Approximately causal
In 2008, Chris Anderson, the editor of Wired at the time, published a brief article that caused a large stir. Titled “The End of Theory,” it argued that big data and advanced statistics were rendering theories and hypotheses obsolete. If we can use these new tools to establish correlations, then why do we need theories and hypotheses to explain them?
The article was undoubtedly meant as a provocation and, in that regard, it was quite successful. Yet, most of his examples were not controversial. For example, early in the article he pointed to Google searches. Google doesn’t need to know why its algorithms are placing this or that page first or 5,000th in its listings. Its search algorithms may be considering thousands of different parameters, but as long as the system works—satisfies its users' needs—then that's good enough. But, Anderson said, the same is happening in physics, biology, and other scientific fields, and if the correlations work, we don't need hypotheses that explain them. "Correlation supersedes causation, and science can advance even without coherent models, unified theories, or really any mechanistic explanation at all" he wrote.
Causal models and machine learning
The pushback against this was strong, of course. Some responded that science exists to explain things, and explaining requires having hypotheses and models that hold generally and can be applied to a particular situation—or that what makes a correlation real and not spurious is that it comes about through causal relationships. Otherwise, how do we differentiate the correlation between stubbed toes and toe pain from the correlation between the number of films that the actor Nicolas Cage makes in a year and the number of people who drown in swimming pools?
Now, I don’t dispute the value of introducing causal models into machine learning that Judea Pearl argues for in The Book of Why. But I also wouldn’t want to limit machine learning to what can be explained causally. That’s not because I think there are exceptions to causality. You don’t have to deny causality to promote a statistical view rather than purely causal accounts. We just have to acknowledge that even simple causal examples are necessarily beyond our ability to fully comprehend.
The success machine learning is having by making operational so many premises of chaos theory is letting us get more comfortable with that thought. For example, where every scrap of confetti lands during the Thanksgiving Day Parade in New York City is rigorously determined by causal factors. But we cannot determine ahead of time where any one piece will fall. Any particular piece of confetti’s fall is determined by the summation of many small, unpredictable causes that we can’t in any practical sense monitor. They could include the exhalation of nearby children, the static electric attraction of the coats that two parade-watchers happen to be wearing, the micro draft caused by a newspaper box planted next to a revolving door, the motion of the air stirred by a cat ducking out from under a majorette’s foot—not to mention the gravitational tug of every other piece of confetti and every star in the universe.

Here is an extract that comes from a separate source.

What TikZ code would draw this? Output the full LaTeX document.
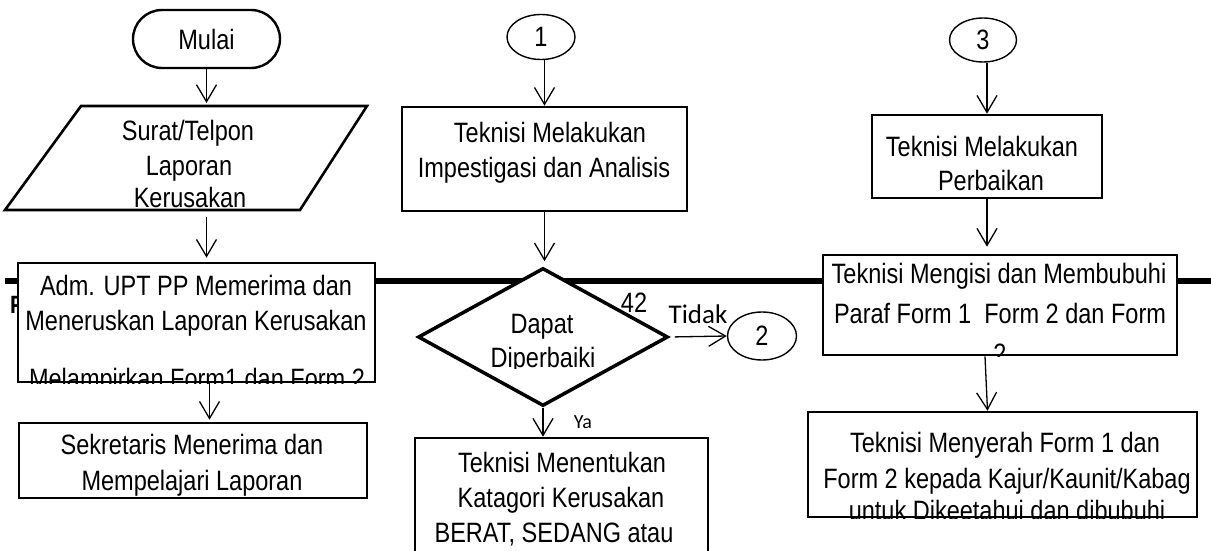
\documentclass[tikz,border=0pt]{standalone}
\usepackage{fontspec}
\setmainfont{Liberation Sans}[FakeStretch=0.84]
\newfontfamily\calfont{Carlito}
\usetikzlibrary{arrows.meta,shapes.geometric}
\begin{document}
\begin{tikzpicture}[x=1pt,y=-1pt,
  proc/.style={draw, line width=2.6pt, fill=white, rectangle, inner sep=0pt},
  conn/.style={draw, ellipse, line width=1.4pt, fill=white, inner sep=0pt,
    font=\fontsize{28}{34}\selectfont},
  arr/.style={-{Straight Barb[length=17pt,width=20pt]}, line width=1.3pt},
  txt/.style={anchor=base, inner sep=0pt, font=\fontsize{28}{34}\selectfont},
  lbl/.style={anchor=base, inner sep=0pt, font=\calfont\fontsize{27}{30}\selectfont},
  iobox/.style={draw, line width=2.6pt, fill=white, line join=miter},
  divider/.style={line width=5.5pt}]
\useasboundingbox (0,0) rectangle (1211,551);

% swimlane divider
\coordinate (dL) at (5,281);
\coordinate (dR) at (1211,281);
\draw[divider] (dL) -- (dR);
\node[anchor=base west, inner sep=0pt, font=\bfseries\fontsize{25}{30}\selectfont] (pcut) at (10,313) {P};

% ---------- left column ----------
\node[proc, rounded corners=29pt, line width=2.4pt, minimum width=147pt, minimum height=58pt,
  font=\fontsize{28}{34}\selectfont] (mulai) at (206.5,39) {Mulai};
\coordinate (pBL) at (5,210);
\coordinate (pTL) at (81,106);
\coordinate (pTR) at (367,106);
\coordinate (pBR) at (300,210);
\coordinate (paraN) at (206.5,106);
\coordinate (paraS) at (206.5,210);
\draw[iobox] (pBL) -- (pTL) -- (pTR) -- (pBR) -- cycle;
\node[txt] (p1) at (188,140) {Surat/Telpon};
\node[txt] (p2) at (189,175) {Laporan};
\node[txt] (p3) at (190,207) {Kerusakan};

\node[proc, minimum width=357pt, minimum height=119pt] (adm) at (196.5,322.5) {};
\begin{scope}
  \clip (adm.south west) rectangle (adm.north east);
  \node[txt] (a1) at (196,295) {Adm. UPT PP Memerima dan};
  \node[txt] (a2) at (196,330) {Meneruskan Laporan Kerusakan};
  \node[txt] (a3) at (197,388) {Melampirkan Form1 dan Form 2};
\end{scope}

\node[proc, minimum width=348pt, minimum height=75pt] (sek) at (193,460.5) {};
\node[txt] (s1) at (192,454) {Sekretaris Menerima dan};
\node[txt] (s2) at (192,490) {Mempelajari Laporan};

% ---------- middle column ----------
\node[conn, minimum width=68pt, minimum height=45pt] (c1) at (541,37) {1};
\node[proc, minimum width=285pt, minimum height=104pt] (imp) at (544.5,159) {};
\node[txt] (i1) at (550,142) {Teknisi Melakukan};
\node[txt] (i2) at (544,177) {Impestigasi dan Analisis};

\node[diamond, draw, line width=3.5pt, fill=white, aspect=1.81, minimum width=250pt,
  minimum height=138pt, inner sep=0pt] (dia) at (543,337) {};
\begin{scope}
  \clip (420,270) rectangle (670,368);
  \node[txt] (d1) at (542,333) {Dapat};
  \node[txt] (d2) at (543,367) {Diperbaiki};
\end{scope}
\node[txt] (n42) at (634,312) {42};
\node[lbl] (tidak) at (698,323) {Tidak};
\node[conn, minimum width=69pt, minimum height=48pt] (c2) at (762,336) {2};
\node[lbl, font=\calfont\fontsize{20}{24}\selectfont] (ya) at (583,428) {Ya};

\node[proc, minimum width=293pt, minimum height=164pt] (kat) at (561.5,520) {};
\node[txt] (k1) at (562,472) {Teknisi Menentukan};
\node[txt] (k2) at (561,507) {Katagori Kerusakan};
\node[txt] (k3) at (554,542) {BERAT, SEDANG atau};

% ---------- right column ----------
\node[conn, minimum width=67pt, minimum height=44pt] (c3) at (983,40) {3};
\node[proc, minimum width=230pt, minimum height=83pt] (perb) at (987,156.5) {};
\node[txt] (r1) at (982,157) {Teknisi Melakukan};
\node[txt] (r2) at (991,190) {Perbaikan};

\node[proc, minimum width=354pt, minimum height=100pt] (isi) at (1000,305) {};
\begin{scope}
  \clip (isi.south west) rectangle (isi.north east);
  \node[txt] (m1) at (999,283) {Teknisi Mengisi dan Membubuhi};
  \node[txt] (m2) at (1000,323) {Paraf Form 1\ \ Form 2 dan Form};
  \node[txt] (m3) at (1000,363) {2};
\end{scope}

\node[proc, minimum width=389pt, minimum height=105pt] (serah) at (1002.5,464.5) {};
\begin{scope}
  \clip (serah.south west) rectangle (serah.north east);
  \node[txt] (y1) at (1005,452) {Teknisi Menyerah Form 1 dan};
  \node[txt] (y2) at (1007,488) {Form 2 kepada Kajur/Kaunit/Kabag};
  \node[txt] (y3) at (1007,520) {untuk Dikeetahui dan dibubuhi};
\end{scope}

% ---------- connectors ----------
\draw[arr, shorten >=3pt] (mulai.south) -- (paraN);
\draw[arr, shorten <=7pt, shorten >=4pt] (paraS) -- (mulai.south |- adm.north);
\draw[arr, shorten >=2pt] ([xshift=13pt]adm.south) -- ([xshift=13pt]adm.south |- sek.north);

\draw[arr] (imp.north |- c1.south) -- (imp.north);
\draw[arr, shorten >=5pt] (imp.south) -- (imp.south |- dia.north);
\draw[arr, shorten <=5pt] (dia.east) -- (c2.west);
\draw[arr] (dia.south) -- (dia.south |- kat.north);

\draw[arr] (perb.north |- c3.south) -- (perb.north);
\draw[arr, shorten >=7pt] (perb.south) -- (perb.south |- isi.north);
\draw[arr] ([xshift=-15pt]isi.south) -- ([xshift=-15pt]serah.north);
\end{tikzpicture}
\end{document}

Each of these things may have affected precisely where a scrap of confetti falls. Each is causally determined. But they mean the universe is unpredictable at its core for even larger events— the fall of a coin from the Leaning Tower of Pisa—that are also affected by every small cause near and far. We only think we can predict the coin’s fall better than the piece of confetti because beyond a millimeter or so we don’t care about how precise our coin prediction is.